Publicly stating that the Treasury will only sell $30 billion in the next three months can be taken as an indication that the Treasury thinks that the debt ceiling will be extended, and extraordinary measures including selling the entire MBS portfolio in a few months will not be necessary, Barclays analysts said.
The Q and A also emphasized that this announcement had nothing to do with housing finance reform, or the proposed wind-down of the GSEs. In addition, the Treasury noted that this announcement will have no impact on the U.S. government's commitment to supporting the GSEs' ongoing obligations.
The $10 billion per month in agency MBS equals an added $5 billion in 10-year Treasury equivalents hitting the market. By Barclays analysts' estimate, the total duration supply is approximately $250 billion per month in 10-year equivalents, which includes Treasurys and spread products.
An added $5 billion, they said, is unlikely to matter one way or the other. If buyers take this as the first sign the accommodative policy stance is over, then the effect could be considerable. However, analysts think this move has nothing to do with monetary policy, and we expect investors to believe the same.

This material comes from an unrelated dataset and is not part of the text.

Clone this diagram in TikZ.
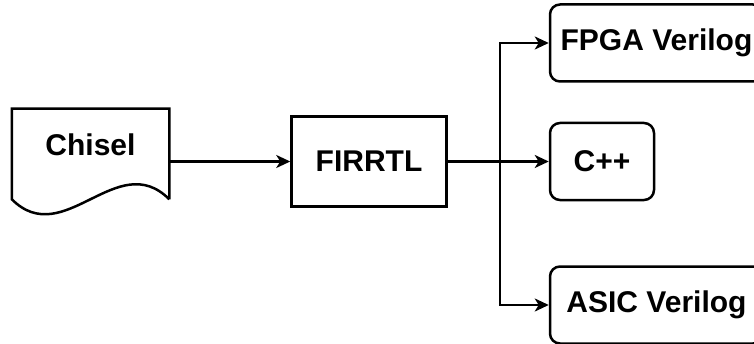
\documentclass[tikz,border=0pt]{standalone}
\usepackage{fontspec}
\setmainfont{Liberation Sans}
\usetikzlibrary{arrows.meta, positioning, calc}

\begin{document}
\begin{tikzpicture}[
  x=1pt, y=1pt,
  node distance=121pt,
  base/.style={draw=black, line width=2.5pt, align=center, inner sep=0pt,
               font=\bfseries\fontsize{30}{35}\selectfont},
  doc/.style={base, draw=none, minimum width=155pt, minimum height=103pt},
  box/.style={base, minimum width=155pt, minimum height=90pt},
  rbox/.style={base, rounded corners=10pt, minimum width=104pt, minimum height=77pt},
  wbox/.style={rbox, minimum width=213pt},
  arr/.style={-{Stealth[length=14pt, width=13pt, inset=4pt]}, line width=2.5pt}
]
\useasboundingbox (0,0) rectangle (754,343);
\clip (0,0) rectangle (754,343);
\node[doc, label={[base, draw=none, yshift=16.5pt]center:Chisel}] (chisel) at (90.5,181.5) {};
\node[box, right=of chisel] (firrtl) {FIRRTL};
\node[rbox, right=101pt of firrtl] (cpp) {C++};
\node[wbox, above=39pt of cpp.north west, anchor=south west] (fpga) {FPGA Verilog};
\node[wbox, below=64pt of cpp.south west, anchor=north west] (asic) {ASIC Verilog};
% document outline with wavy bottom
\draw[line width=2.5pt] ([yshift=15pt]chisel.south east) -- (chisel.north east)
  -- (chisel.north west) -- ([yshift=15pt]chisel.south west)
  .. controls +(52,-52) and +(-52,52) .. ([yshift=15pt]chisel.south east);
\draw[arr] (chisel) -- (firrtl);
\draw[arr] (firrtl) -- (cpp);
\coordinate (split) at ($(firrtl.east)+(52,0)$);
\draw[arr] (split) |- (fpga);
\draw[arr] (split) |- (asic);
\end{tikzpicture}
\end{document}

“We’re continuing to wind down the emergency programs that were put in place in 2008 and 2009 to help restore market stability, and the sale of these securities is consistent with that effort,” Mary J. Miller, assistant secretary for financial markets, said. “We will exit this investment at a gradual and orderly pace to maximize the recovery of taxpayer dollars and help protect the process of repair of the housing finance market.”
The Treasury bought its portfolio of agency-guaranteed MBS under authority provided to it by Congress under the Housing and Economic Recovery Act of 2008. These agency-guaranteed MBS purchases helped preserve access to mortgage credit and promote economic stability in a time of unprecedented market stress and volatility.
The Treasury said the agency-guaranteed MBS market has improved much since the time it bought these securities in 2008 and 2009. Based on current market prices, the Treasury expects to make a profit for taxpayers on this investment. The sale of these securities will not alter our previously stated debt management objectives, nor change the path on which we intend to achieve those objectives.
In 2008, the Treasury retained State Street Global Advisors to acquire, manage, and dispose of its agency-guaranteed MBS portfolio. That firm will manage the wind down of this investment. At the end of each month, Treasury will post on its Web site the total agency-guaranteed MBS sales it has made, broken down by coupon and agency.